**Material**.
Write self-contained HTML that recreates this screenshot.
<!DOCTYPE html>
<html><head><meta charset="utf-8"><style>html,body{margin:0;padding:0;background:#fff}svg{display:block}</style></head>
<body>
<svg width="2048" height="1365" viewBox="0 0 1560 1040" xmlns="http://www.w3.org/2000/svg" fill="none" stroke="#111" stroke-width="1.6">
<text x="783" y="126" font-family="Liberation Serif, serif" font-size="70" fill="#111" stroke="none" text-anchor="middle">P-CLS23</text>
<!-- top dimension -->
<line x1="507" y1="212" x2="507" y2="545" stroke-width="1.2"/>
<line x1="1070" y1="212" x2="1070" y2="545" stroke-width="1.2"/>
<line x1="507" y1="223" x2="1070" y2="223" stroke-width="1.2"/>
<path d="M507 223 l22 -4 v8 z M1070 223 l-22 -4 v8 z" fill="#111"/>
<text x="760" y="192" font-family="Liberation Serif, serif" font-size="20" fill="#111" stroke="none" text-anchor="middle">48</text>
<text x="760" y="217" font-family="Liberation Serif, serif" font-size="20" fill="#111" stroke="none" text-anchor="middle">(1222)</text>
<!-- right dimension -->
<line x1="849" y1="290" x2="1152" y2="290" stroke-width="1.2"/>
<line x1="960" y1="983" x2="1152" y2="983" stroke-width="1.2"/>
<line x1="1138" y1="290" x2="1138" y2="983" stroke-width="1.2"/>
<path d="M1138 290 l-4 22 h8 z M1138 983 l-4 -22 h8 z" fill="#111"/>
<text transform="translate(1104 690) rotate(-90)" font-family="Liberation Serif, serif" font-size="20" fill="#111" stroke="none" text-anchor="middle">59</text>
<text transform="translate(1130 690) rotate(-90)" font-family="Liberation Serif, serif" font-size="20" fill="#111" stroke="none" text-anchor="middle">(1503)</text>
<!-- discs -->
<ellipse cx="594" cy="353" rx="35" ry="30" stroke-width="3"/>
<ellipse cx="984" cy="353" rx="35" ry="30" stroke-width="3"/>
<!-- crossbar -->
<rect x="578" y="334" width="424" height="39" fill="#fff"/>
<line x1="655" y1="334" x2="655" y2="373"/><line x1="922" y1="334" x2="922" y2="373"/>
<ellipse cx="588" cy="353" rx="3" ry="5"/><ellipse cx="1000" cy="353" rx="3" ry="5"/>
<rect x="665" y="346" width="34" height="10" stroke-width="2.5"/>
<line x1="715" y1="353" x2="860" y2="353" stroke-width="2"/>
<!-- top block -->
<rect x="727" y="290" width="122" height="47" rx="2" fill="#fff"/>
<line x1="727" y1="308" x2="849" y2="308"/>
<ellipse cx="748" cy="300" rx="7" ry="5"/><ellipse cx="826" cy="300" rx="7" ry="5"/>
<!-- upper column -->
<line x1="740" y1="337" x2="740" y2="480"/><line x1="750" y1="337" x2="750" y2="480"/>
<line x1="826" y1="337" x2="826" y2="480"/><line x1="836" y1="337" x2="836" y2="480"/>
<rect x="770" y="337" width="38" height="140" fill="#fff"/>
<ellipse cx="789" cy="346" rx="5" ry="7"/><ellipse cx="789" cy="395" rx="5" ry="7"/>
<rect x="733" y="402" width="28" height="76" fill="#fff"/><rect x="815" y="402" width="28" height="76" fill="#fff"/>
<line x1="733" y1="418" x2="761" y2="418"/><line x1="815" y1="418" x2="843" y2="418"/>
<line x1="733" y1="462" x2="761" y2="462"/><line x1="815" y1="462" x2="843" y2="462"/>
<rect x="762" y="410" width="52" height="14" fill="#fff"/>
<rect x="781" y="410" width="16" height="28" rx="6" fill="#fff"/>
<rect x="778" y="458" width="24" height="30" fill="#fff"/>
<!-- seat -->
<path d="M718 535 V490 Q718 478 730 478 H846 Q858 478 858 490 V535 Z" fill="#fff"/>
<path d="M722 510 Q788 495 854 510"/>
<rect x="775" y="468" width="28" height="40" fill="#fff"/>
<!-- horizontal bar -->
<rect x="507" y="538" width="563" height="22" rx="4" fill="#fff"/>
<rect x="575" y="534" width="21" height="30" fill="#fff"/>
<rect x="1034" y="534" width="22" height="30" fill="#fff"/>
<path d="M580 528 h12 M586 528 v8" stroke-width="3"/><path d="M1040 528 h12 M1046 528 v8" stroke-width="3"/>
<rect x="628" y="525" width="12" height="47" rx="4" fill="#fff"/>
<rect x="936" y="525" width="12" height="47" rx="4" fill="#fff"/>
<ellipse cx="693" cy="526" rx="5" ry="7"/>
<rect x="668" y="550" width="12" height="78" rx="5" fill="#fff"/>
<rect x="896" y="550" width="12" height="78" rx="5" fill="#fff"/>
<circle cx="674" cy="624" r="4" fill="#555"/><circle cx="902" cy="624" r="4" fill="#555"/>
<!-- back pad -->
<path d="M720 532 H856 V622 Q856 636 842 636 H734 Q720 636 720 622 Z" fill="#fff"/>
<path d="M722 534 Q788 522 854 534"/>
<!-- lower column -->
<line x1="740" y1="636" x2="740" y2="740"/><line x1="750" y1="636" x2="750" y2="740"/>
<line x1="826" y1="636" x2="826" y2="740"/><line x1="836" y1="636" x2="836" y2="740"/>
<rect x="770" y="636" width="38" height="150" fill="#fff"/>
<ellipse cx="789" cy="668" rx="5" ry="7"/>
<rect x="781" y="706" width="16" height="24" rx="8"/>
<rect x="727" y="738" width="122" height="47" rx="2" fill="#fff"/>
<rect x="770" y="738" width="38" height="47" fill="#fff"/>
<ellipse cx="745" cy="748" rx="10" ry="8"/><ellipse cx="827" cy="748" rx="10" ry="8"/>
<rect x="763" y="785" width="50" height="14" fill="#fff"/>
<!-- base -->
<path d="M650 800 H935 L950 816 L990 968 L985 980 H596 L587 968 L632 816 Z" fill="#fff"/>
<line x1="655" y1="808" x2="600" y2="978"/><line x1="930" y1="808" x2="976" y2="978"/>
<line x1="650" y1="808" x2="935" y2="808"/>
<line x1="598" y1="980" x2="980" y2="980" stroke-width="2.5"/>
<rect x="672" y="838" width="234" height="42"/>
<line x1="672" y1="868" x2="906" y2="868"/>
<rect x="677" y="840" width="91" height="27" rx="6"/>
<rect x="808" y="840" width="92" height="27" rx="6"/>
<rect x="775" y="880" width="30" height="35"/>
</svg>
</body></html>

**What you have to do**. Everything in the listing above should be restated exactly.

**Answer to the exercise**.
Write self-contained HTML that recreates this screenshot.
<!DOCTYPE html>
<html><head><meta charset="utf-8"><style>html,body{margin:0;padding:0;background:#fff}svg{display:block}</style></head>
<body>
<svg width="2048" height="1365" viewBox="0 0 1560 1040" xmlns="http://www.w3.org/2000/svg" fill="none" stroke="#111" stroke-width="1.6">
<text x="783" y="126" font-family="Liberation Serif, serif" font-size="70" fill="#111" stroke="none" text-anchor="middle">P-CLS23</text>
<!-- top dimension -->
<line x1="507" y1="212" x2="507" y2="545" stroke-width="1.2"/>
<line x1="1070" y1="212" x2="1070" y2="545" stroke-width="1.2"/>
<line x1="507" y1="223" x2="1070" y2="223" stroke-width="1.2"/>
<path d="M507 223 l22 -4 v8 z M1070 223 l-22 -4 v8 z" fill="#111"/>
<text x="760" y="192" font-family="Liberation Serif, serif" font-size="20" fill="#111" stroke="none" text-anchor="middle">48</text>
<text x="760" y="217" font-family="Liberation Serif, serif" font-size="20" fill="#111" stroke="none" text-anchor="middle">(1222)</text>
<!-- right dimension -->
<line x1="849" y1="290" x2="1152" y2="290" stroke-width="1.2"/>
<line x1="960" y1="983" x2="1152" y2="983" stroke-width="1.2"/>
<line x1="1138" y1="290" x2="1138" y2="983" stroke-width="1.2"/>
<path d="M1138 290 l-4 22 h8 z M1138 983 l-4 -22 h8 z" fill="#111"/>
<text transform="translate(1104 690) rotate(-90)" font-family="Liberation Serif, serif" font-size="20" fill="#111" stroke="none" text-anchor="middle">59</text>
<text transform="translate(1130 690) rotate(-90)" font-family="Liberation Serif, serif" font-size="20" fill="#111" stroke="none" text-anchor="middle">(1503)</text>
<!-- discs -->
<ellipse cx="594" cy="353" rx="35" ry="30" stroke-width="3"/>
<ellipse cx="984" cy="353" rx="35" ry="30" stroke-width="3"/>
<!-- crossbar -->
<rect x="578" y="334" width="424" height="39" fill="#fff"/>
<line x1="655" y1="334" x2="655" y2="373"/><line x1="922" y1="334" x2="922" y2="373"/>
<ellipse cx="588" cy="353" rx="3" ry="5"/><ellipse cx="1000" cy="353" rx="3" ry="5"/>
<rect x="665" y="346" width="34" height="10" stroke-width="2.5"/>
<line x1="715" y1="353" x2="860" y2="353" stroke-width="2"/>
<!-- top block -->
<rect x="727" y="290" width="122" height="47" rx="2" fill="#fff"/>
<line x1="727" y1="308" x2="849" y2="308"/>
<ellipse cx="748" cy="300" rx="7" ry="5"/><ellipse cx="826" cy="300" rx="7" ry="5"/>
<!-- upper column -->
<line x1="740" y1="337" x2="740" y2="480"/><line x1="750" y1="337" x2="750" y2="480"/>
<line x1="826" y1="337" x2="826" y2="480"/><line x1="836" y1="337" x2="836" y2="480"/>
<rect x="770" y="337" width="38" height="140" fill="#fff"/>
<ellipse cx="789" cy="346" rx="5" ry="7"/><ellipse cx="789" cy="395" rx="5" ry="7"/>
<rect x="733" y="402" width="28" height="76" fill="#fff"/><rect x="815" y="402" width="28" height="76" fill="#fff"/>
<line x1="733" y1="418" x2="761" y2="418"/><line x1="815" y1="418" x2="843" y2="418"/>
<line x1="733" y1="462" x2="761" y2="462"/><line x1="815" y1="462" x2="843" y2="462"/>
<rect x="762" y="410" width="52" height="14" fill="#fff"/>
<rect x="781" y="410" width="16" height="28" rx="6" fill="#fff"/>
<rect x="778" y="458" width="24" height="30" fill="#fff"/>
<!-- seat -->
<path d="M718 535 V490 Q718 478 730 478 H846 Q858 478 858 490 V535 Z" fill="#fff"/>
<path d="M722 510 Q788 495 854 510"/>
<rect x="775" y="468" width="28" height="40" fill="#fff"/>
<!-- horizontal bar -->
<rect x="507" y="538" width="563" height="22" rx="4" fill="#fff"/>
<rect x="575" y="534" width="21" height="30" fill="#fff"/>
<rect x="1034" y="534" width="22" height="30" fill="#fff"/>
<path d="M580 528 h12 M586 528 v8" stroke-width="3"/><path d="M1040 528 h12 M1046 528 v8" stroke-width="3"/>
<rect x="628" y="525" width="12" height="47" rx="4" fill="#fff"/>
<rect x="936" y="525" width="12" height="47" rx="4" fill="#fff"/>
<ellipse cx="693" cy="526" rx="5" ry="7"/>
<rect x="668" y="550" width="12" height="78" rx="5" fill="#fff"/>
<rect x="896" y="550" width="12" height="78" rx="5" fill="#fff"/>
<circle cx="674" cy="624" r="4" fill="#555"/><circle cx="902" cy="624" r="4" fill="#555"/>
<!-- back pad -->
<path d="M720 532 H856 V622 Q856 636 842 636 H734 Q720 636 720 622 Z" fill="#fff"/>
<path d="M722 534 Q788 522 854 534"/>
<!-- lower column -->
<line x1="740" y1="636" x2="740" y2="740"/><line x1="750" y1="636" x2="750" y2="740"/>
<line x1="826" y1="636" x2="826" y2="740"/><line x1="836" y1="636" x2="836" y2="740"/>
<rect x="770" y="636" width="38" height="150" fill="#fff"/>
<ellipse cx="789" cy="668" rx="5" ry="7"/>
<rect x="781" y="706" width="16" height="24" rx="8"/>
<rect x="727" y="738" width="122" height="47" rx="2" fill="#fff"/>
<rect x="770" y="738" width="38" height="47" fill="#fff"/>
<ellipse cx="745" cy="748" rx="10" ry="8"/><ellipse cx="827" cy="748" rx="10" ry="8"/>
<rect x="763" y="785" width="50" height="14" fill="#fff"/>
<!-- base -->
<path d="M650 800 H935 L950 816 L990 968 L985 980 H596 L587 968 L632 816 Z" fill="#fff"/>
<line x1="655" y1="808" x2="600" y2="978"/><line x1="930" y1="808" x2="976" y2="978"/>
<line x1="650" y1="808" x2="935" y2="808"/>
<line x1="598" y1="980" x2="980" y2="980" stroke-width="2.5"/>
<rect x="672" y="838" width="234" height="42"/>
<line x1="672" y1="868" x2="906" y2="868"/>
<rect x="677" y="840" width="91" height="27" rx="6"/>
<rect x="808" y="840" width="92" height="27" rx="6"/>
<rect x="775" y="880" width="30" height="35"/>
</svg>
</body></html>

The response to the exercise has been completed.